The de Menils purchased this xisiwe’ from the New York-based gallerist Gaston de Havenon in 1973, but the history of previous owners predating the de Menils’ purchase is frustratingly more elusive. Given the type of paint and multiple versions of this particular headdress, this xisiwe’ probably was a commission in the 1930s for one of Seaweed’s several patrons. Bill Holm, who befriended Seaweed in the late 1950s, worked with the de Menils on their permanent collection. He attributed this xisiwe’ to the Kwakwaka'wakw carver and believed it to be among his work from around the 1930s. Seemingly in defiance of the ban, Seaweed’s work was already in high demand by this time.

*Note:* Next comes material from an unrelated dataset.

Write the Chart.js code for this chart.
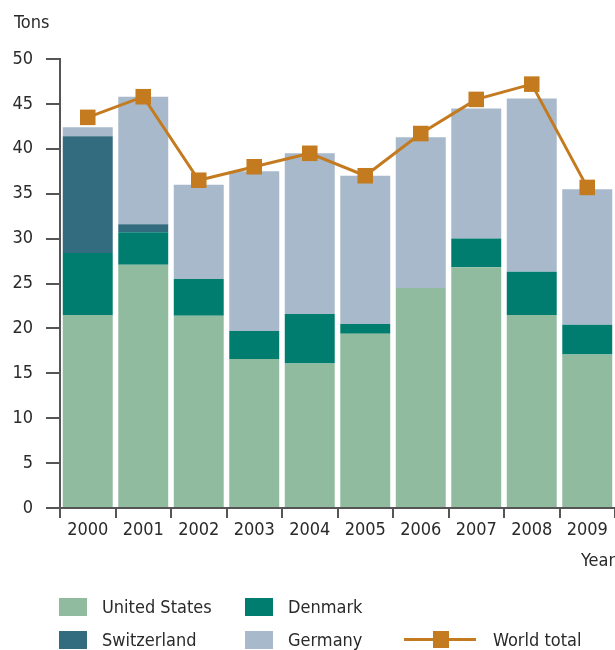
<!DOCTYPE html>
<html>
<head>
<meta charset="utf-8">
<script src="https://cdn.jsdelivr.net/npm/chart.js@4.4.1/dist/chart.umd.min.js"></script>
<style>
  html, body { margin: 0; padding: 0; background: #fff; }
  body { width: 615px; height: 650px; position: relative; overflow: hidden;
         font-family: 'Liberation Sans Narrow', 'DejaVu Sans Condensed', 'Roboto', sans-serif; color: #2a2a2a; }
  #wrap { position: absolute; left: 0; top: 0; width: 626px; height: 650px; }
  .lbl { position: absolute; font-size: 18px; line-height: 18px; white-space: nowrap; }
  .box { position: absolute; width: 28px; height: 18px; }
</style>
</head>
<body>
<!-- canvas is 11px wider than the page: chart.js keeps room for the line's square markers on the right -->
<div id="wrap"><canvas id="chart" width="626" height="650"></canvas></div>
<div class="lbl" style="left:14px; top:13px;">Tons</div>
<div class="lbl" style="left:581px; top:551px;">Year</div>
<div id="legend"></div>
<script>
const years = ['2000', '2001', '2002', '2003', '2004', '2005', '2006', '2007', '2008', '2009'];
const unitedStates = [21.5, 27.1, 21.4, 16.6, 16.1, 19.4, 24.5, 26.8, 21.5, 17.1];
const denmark = [6.9, 3.6, 4.1, 3.1, 5.5, 1.1, 0, 3.2, 4.8, 3.3];
const switzerland = [13.0, 0.9, 0, 0, 0, 0, 0, 0, 0, 0];
const germany = [1.0, 14.2, 10.5, 17.8, 17.9, 16.5, 16.8, 14.5, 19.3, 15.1];
const worldTotal = [43.5, 45.8, 36.5, 38.0, 39.5, 37.0, 41.7, 45.5, 47.2, 35.7];
const yTicks = [0, 5, 10, 15, 20, 25, 30, 35, 40, 45, 50];

const colors = {
    us: '#90bb9f',
    dk: '#007d6e',
    ch: '#336b7f',
    de: '#a7b9ca',
    world: '#c47a1e'
};
const axisColor = '#555';
const fontFamily = "'Liberation Sans Narrow', 'DejaVu Sans Condensed', 'Roboto', sans-serif";

function barSet(label, data, color) {
    return {
        type: 'bar', label: label, data: data, backgroundColor: color,
        borderWidth: 0, categoryPercentage: 1, barPercentage: 0.9, order: 2
    };
}

new Chart(document.getElementById('chart'), {
    data: {
        labels: years,
        datasets: [
            {
                type: 'line', label: 'World total', data: worldTotal, stack: 'total',
                borderColor: colors.world, backgroundColor: colors.world, borderWidth: 3,
                pointStyle: 'rect', pointRadius: 11, pointBorderWidth: 0,
                pointBackgroundColor: colors.world, tension: 0, order: 1
            },
            barSet('United States', unitedStates, colors.us),
            barSet('Denmark', denmark, colors.dk),
            barSet('Switzerland', switzerland, colors.ch),
            barSet('Germany', germany, colors.de)
        ]
    },
    options: {
        responsive: false,
        animation: false,
        layout: { padding: { left: 0, top: 59, right: 0, bottom: 112 } },
        plugins: { legend: { display: false }, tooltip: { enabled: false } },
        scales: {
            x: {
                stacked: true,
                grid: { offset: true, drawOnChartArea: false, tickLength: 10, color: axisColor, lineWidth: 2 },
                border: { display: true, color: axisColor, width: 2 },
                ticks: { color: '#2a2a2a', font: { family: fontFamily, size: 18 }, padding: 2, maxRotation: 0 },
                afterFit: scale => {
                    scale.height = 30;
                    scale.paddingLeft = 0;
                    scale.paddingRight = 0;
                }
            },
            y: {
                stacked: true,
                min: 0, max: 50,
                afterBuildTicks: scale => { scale.ticks = yTicks.map(v => ({ value: v })); },
                grid: { drawOnChartArea: false, tickLength: 14, color: axisColor, lineWidth: 2 },
                border: { display: true, color: axisColor, width: 2 },
                ticks: { color: '#2a2a2a', font: { family: fontFamily, size: 18 }, padding: 13 },
                afterFit: scale => { scale.width = 60; }
            }
        }
    }
});

// legend in html, laid out like the original (2 rows)
const legendItems = [
    { label: 'United States', color: colors.us, x: 59, y: 598 },
    { label: 'Denmark', color: colors.dk, x: 245, y: 598 },
    { label: 'Switzerland', color: colors.ch, x: 59, y: 631 },
    { label: 'Germany', color: colors.de, x: 245, y: 631 }
];
const legend = document.getElementById('legend');
legendItems.forEach(item => {
    legend.innerHTML += `<div class="box" style="left:${item.x}px; top:${item.y}px; background:${item.color};"></div>` +
        `<div class="lbl" style="left:${item.x + 43}px; top:${item.y}px;">${item.label}</div>`;
});
legend.innerHTML += `<div style="position:absolute; left:404px; top:638px; width:72px; height:3px; background:${colors.world};"></div>` +
    `<div style="position:absolute; left:433px; top:631px; width:16px; height:17px; background:${colors.world};"></div>` +
    `<div class="lbl" style="left:493px; top:631px;">World total</div>`;
</script>
</body>
</html>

He sold works to his clients and, according to Holm, only rarely declined a commission. “Until 1951,” Holm writes, “when those prohibitions were quietly dropped, almost every creative act of Willie Seaweed was technically against the law!” When Chief Tom Patch Wamiss held the first Kwakwaka'wakw potlatch in the 1950s after the ban ended, he commissioned new potlatch regalia from Seaweed and other Kwakwaka'wakw carvers for these ceremonies. When new works became part of the potlatch tradition, community leader/carvers like Wamiss and Seaweed would often sell their existing headdresses and masks. Many examples of Seaweed’s iconic work entered private collections and museums in the United States, Canada, and Europe this way during the 1950s.

 

For more information on the incredible artistry of Willie Seaweed, see Holm’s monograph Smoky-Top: The Art and Times of Willie Seaweed. Published in 1983, it remains the definitive study on the Kwakwaka'wakw carver and the nearly 150 carvings attributed to him. For additional historical information on the Kwakwaka'wakw, the government’s ban of their potlatch, and issues related to their cultural heritage, see Douglas Cole’s Captured Heritage: The Scramble for Northwest Coast Artifacts (1995).